*DATA TO USE*.

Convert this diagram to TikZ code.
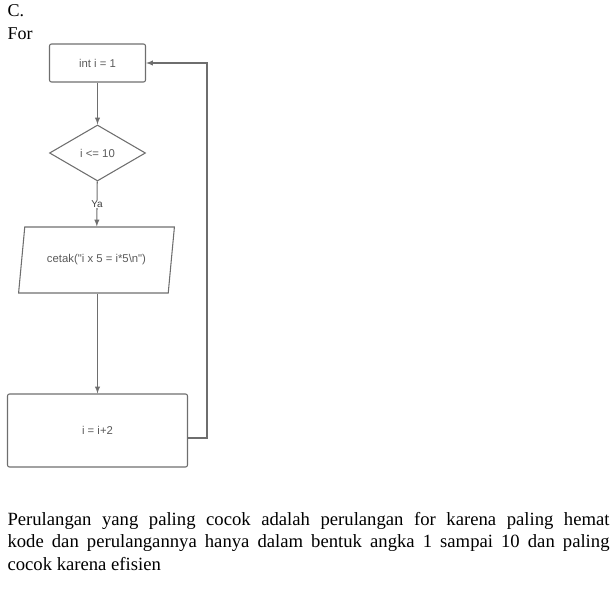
\documentclass[tikz,border=0pt]{standalone}
\usepackage{fontspec}
\setmainfont{Liberation Serif}
\newfontfamily\flowfont{Liberation Sans}
\usetikzlibrary{shapes.geometric}
\definecolor{flowline}{HTML}{6E6E6E}
\definecolor{flowtext}{HTML}{5A5A5A}

\begin{document}
\begin{tikzpicture}[x=0.75pt,y=-0.75pt,
line width=0.8pt,
box/.style ={draw=flowline, rounded corners=1.5pt, inner sep=0pt,
font=\flowfont\fontsize{8.5}{10}\selectfont, text=flowtext},
test/.style ={draw=flowline, diamond, aspect=1.71, inner sep=0pt,
minimum width=72pt, minimum height=42pt,
font=\flowfont\fontsize{8.5}{10}\selectfont, text=flowtext},
io/.style ={draw=flowline, trapezium, trapezium left angle=68,
trapezium right angle=112, trapezium stretches=true, inner sep=0pt,
minimum width=117.75pt, minimum height=49.5pt,
font=\flowfont\fontsize{8.5}{10}\selectfont, text=flowtext},
flow/.style ={draw=flowline, -latex}]
\useasboundingbox (0,0) rectangle (614,591);
\node[anchor=base west, inner sep=0pt, font=\fontsize{13.5}{16}\selectfont] (hc) at (7,16.5) {C.};
\node[anchor=base west, inner sep=0pt, font=\fontsize{13.5}{16}\selectfont] (hfor) at (7,39.5) {For};
\node[box, minimum width=72pt, minimum height=28.5pt] (init) at (97.5,63) {int i = 1};
\node[test] (cond) at (97.5,153) {i <= 10};
\node[io] (print) at (96.5,260) {cetak("i x 5 = i*5\textbackslash n")};
\node[box, minimum width=135pt, minimum height=54.75pt] (step2) at (97.5,430.5) {i = i+2};
\coordinate (loopy) at (207,438);
\path[flow] (init) -- (cond);
\path[flow] (cond) -- node[fill=white, inner sep=0.5pt,
font=\flowfont\fontsize{7.5}{8}\selectfont, text=darkgray] {Ya} (print);
\path[flow] (print.south -| step2) -- (step2);
\path[flow] (step2.east |- loopy) -- (loopy) |- (init.east);
\node[anchor=north west, inner sep=0pt, text width=451.5pt, align=justify,
font=\fontsize{14}{16.9}\selectfont] (note) at (7,511.5)
{Perulangan yang paling cocok adalah perulangan for karena paling hemat\linebreak
kode dan perulangannya hanya dalam bentuk angka 1 sampai 10 dan paling\linebreak
cocok karena efisien};
\end{tikzpicture}
\end{document}
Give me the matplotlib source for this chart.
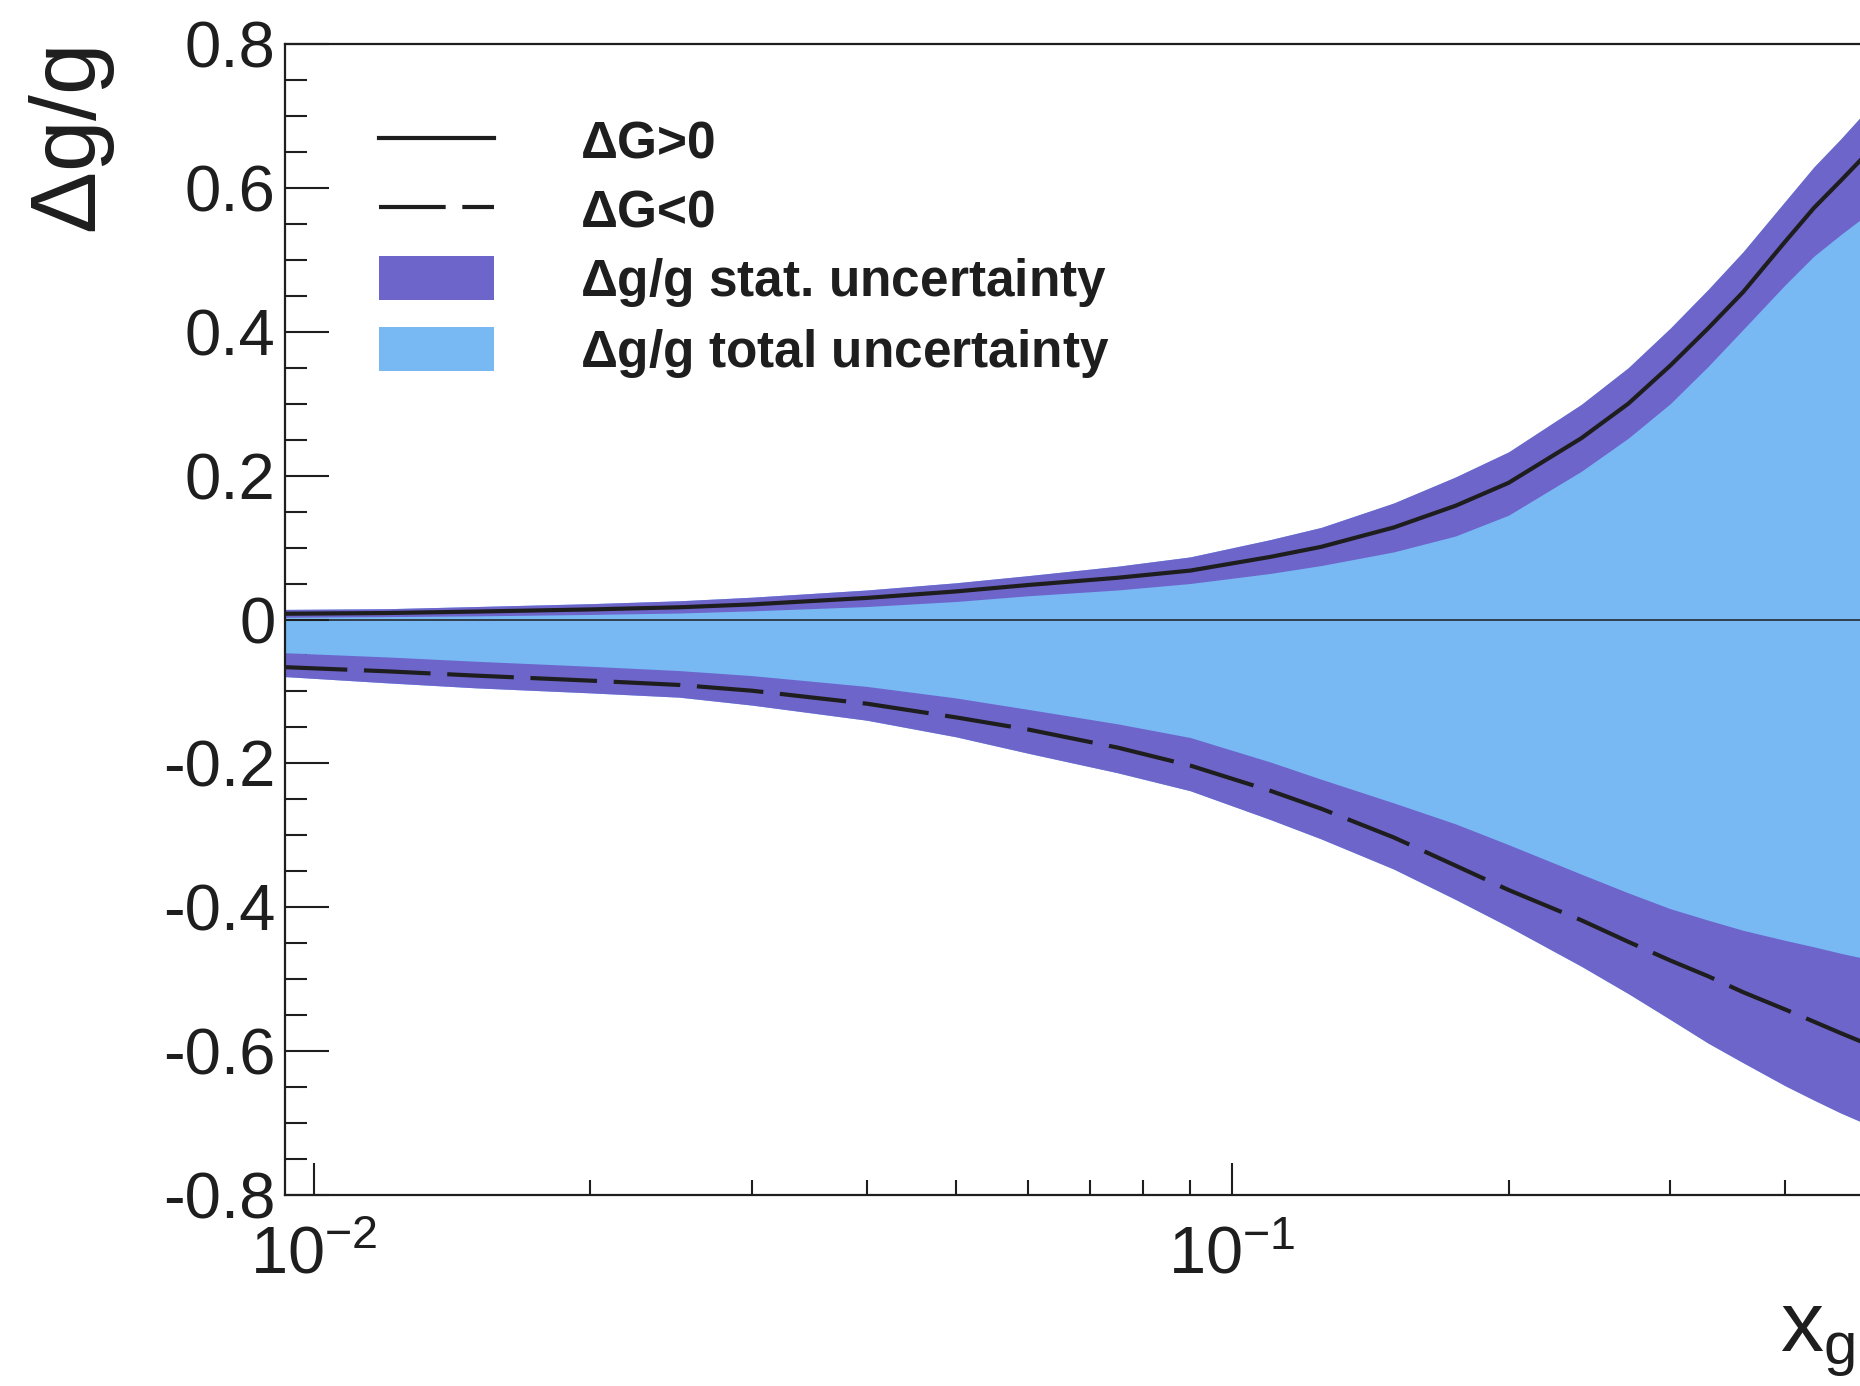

*GIVEN EXERCISE*.
Leave the pictures out, and print every line of the listing exactly as written.

*FINAL ANSWER*.
Convert this diagram to TikZ code.
\documentclass[tikz,border=0pt]{standalone}
\usepackage{fontspec}
\setmainfont{Liberation Serif}
\newfontfamily\flowfont{Liberation Sans}
\usetikzlibrary{shapes.geometric}
\definecolor{flowline}{HTML}{6E6E6E}
\definecolor{flowtext}{HTML}{5A5A5A}

\begin{document}
\begin{tikzpicture}[x=0.75pt,y=-0.75pt,
line width=0.8pt,
box/.style ={draw=flowline, rounded corners=1.5pt, inner sep=0pt,
font=\flowfont\fontsize{8.5}{10}\selectfont, text=flowtext},
test/.style ={draw=flowline, diamond, aspect=1.71, inner sep=0pt,
minimum width=72pt, minimum height=42pt,
font=\flowfont\fontsize{8.5}{10}\selectfont, text=flowtext},
io/.style ={draw=flowline, trapezium, trapezium left angle=68,
trapezium right angle=112, trapezium stretches=true, inner sep=0pt,
minimum width=117.75pt, minimum height=49.5pt,
font=\flowfont\fontsize{8.5}{10}\selectfont, text=flowtext},
flow/.style ={draw=flowline, -latex}]
\useasboundingbox (0,0) rectangle (614,591);
\node[anchor=base west, inner sep=0pt, font=\fontsize{13.5}{16}\selectfont] (hc) at (7,16.5) {C.};
\node[anchor=base west, inner sep=0pt, font=\fontsize{13.5}{16}\selectfont] (hfor) at (7,39.5) {For};
\node[box, minimum width=72pt, minimum height=28.5pt] (init) at (97.5,63) {int i = 1};
\node[test] (cond) at (97.5,153) {i <= 10};
\node[io] (print) at (96.5,260) {cetak("i x 5 = i*5\textbackslash n")};
\node[box, minimum width=135pt, minimum height=54.75pt] (step2) at (97.5,430.5) {i = i+2};
\coordinate (loopy) at (207,438);
\path[flow] (init) -- (cond);
\path[flow] (cond) -- node[fill=white, inner sep=0.5pt,
font=\flowfont\fontsize{7.5}{8}\selectfont, text=darkgray] {Ya} (print);
\path[flow] (print.south -| step2) -- (step2);
\path[flow] (step2.east |- loopy) -- (loopy) |- (init.east);
\node[anchor=north west, inner sep=0pt, text width=451.5pt, align=justify,
font=\fontsize{14}{16.9}\selectfont] (note) at (7,511.5)
{Perulangan yang paling cocok adalah perulangan for karena paling hemat\linebreak
kode dan perulangannya hanya dalam bentuk angka 1 sampai 10 dan paling\linebreak
cocok karena efisien};
\end{tikzpicture}
\end{document}
Give me the matplotlib source for this chart.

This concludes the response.